C'est dans cet état d'esprit que les députés et sénateurs, en concertation avec le ministère de la culture, à l'écoute de tous les acteurs de la chaîne du livre, ont travaillé dans le prolongement du rapport Pour le Livre que j'ai remis à Mme la ministre de la culture il y a exactement deux ans, en mars 2009.

Il convenait d'abord que le taux de TVA applicable au livre électronique homothétique soit le même que celui appliqué au livre papier, c'est-à-dire le taux réduit.

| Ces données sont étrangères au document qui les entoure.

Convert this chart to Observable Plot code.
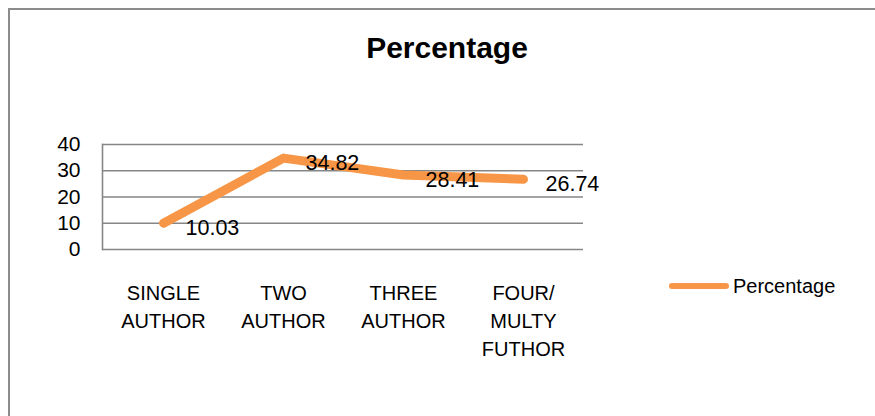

Nous avons mené et gagné ce combat, souvent dans un climat de grand scepticisme, lors de la discussion de la loi de finances pour 2011, avec effet au 1er janvier 2012. Au-delà de la question fiscale, c'est la reconnaissance qu'un livre sous forme de fichier numérique est une oeuvre de l'esprit, et non une prestation de service. C'est aussi la condition indispensable pour créer une offre légale attractive, car sinon, immanquablement, le piratage risque de se généraliser.

Quand on invoque la « rémunération de la création », c'est bien sûr aux auteurs que l'on pense, car sans eux – on hésite à le rappeler, tant est grande l'évidence –, il n'y aurait pas d'oeuvres. À l'ère numérique, la question du mode de fixation de leurs droits est donc posée, car chacun sent bien qu'ils ne peuvent être identiques à ceux applicables au livre papier, dont la chaîne de fabrication est beaucoup plus longue et fait intervenir davantage d'intermédiaires. Pour autant, nous sommes là dans un domaine régi d'abord par une relation contractuelle entre auteurs et éditeurs. Mais il est du rôle du législateur de rappeler quelle est son intention et quel cadre de négociation il entend fixer aux différents protagonistes. C'est pourquoi j'ai proposé l'adoption d'un amendement en ce sens.

Cela ne nous dispensera pas, et j'en ai saisi Mme la présidente de la commission des affaires culturelles et de l'éducation – je sais aussi que Christian Kert est très vigilant sur ce sujet –, de nous pencher sur cette question dans sa globalité, car, à l'ère numérique, plusieurs aspects du code de la propriété intellectuelle sont sans doute obsolètes. Si nous devons, dans la présente loi, fixer un cadre général, une réflexion plus poussée et concertée avec l'ensemble des acteurs est indispensable avant de procéder à une réforme de ce code.

Mais c'est également sur la question de la fixation du prix du livre numérique, objet initial et unique de la présente proposition de loi, que les débats sont les plus âpres, dans le contexte particulier que vous avez évoqué, monsieur le ministre, des descentes policières inouïes des agents de la Commission européenne, confondant les éditeurs français avec un cartel de la drogue, attitude que je voudrais solennellement dénoncer ici.

Peut-être, d'ailleurs, dans la confusion des débats qui prévaut depuis quelques semaines, faudrait-il recourir à Pascal, qui pourrait utilement nous aider avec sa boussole : « Quand tous vont vers le débordement, nul n'y semble aller. Celui qui s'arrête fait remarquer l'emportement des autres, comme un point fixe ». Tentons donc de nous arrêter un moment.

Sur le fond, tout le monde est d'accord : l'objet de la présente proposition de loi est de permettre aux éditeurs de maîtriser la fixation du prix du fichier numérique, afin d'éviter que les distributeurs numériques ne leur imposent leurs prix, dans une course au moins-disant culturel et à la captation de la marge à leur profit, ce qui tuerait la rémunération de la création.

La présente proposition de loi, pionnière dans le monde, règle donc la question pour l'ordre juridique interne de la République française.

Mais se pose immédiatement la question de l'extraterritorialité, puisque les plateformes de téléchargement des distributeurs numériques ne connaissent évidemment pas les frontières. Notons, à ce stade, que cette question n'est pas seulement une question européenne, car s'il y a des plateformes de téléchargement bien connues au Luxembourg, on peut tout aussi bien en trouver à Kiev, à Anchorage, ou à Tien-Tsin.

Nos collègues du Sénat ont donc introduit en première lecture, puis rétabli en seconde lecture, une clause d'extraterritorialité qui rend, en fait, la loi française applicable hors de nos frontières. C'est une innovation juridique très intéressante. C'est même une première dans l'histoire du droit, dont il faut saluer la portée historique.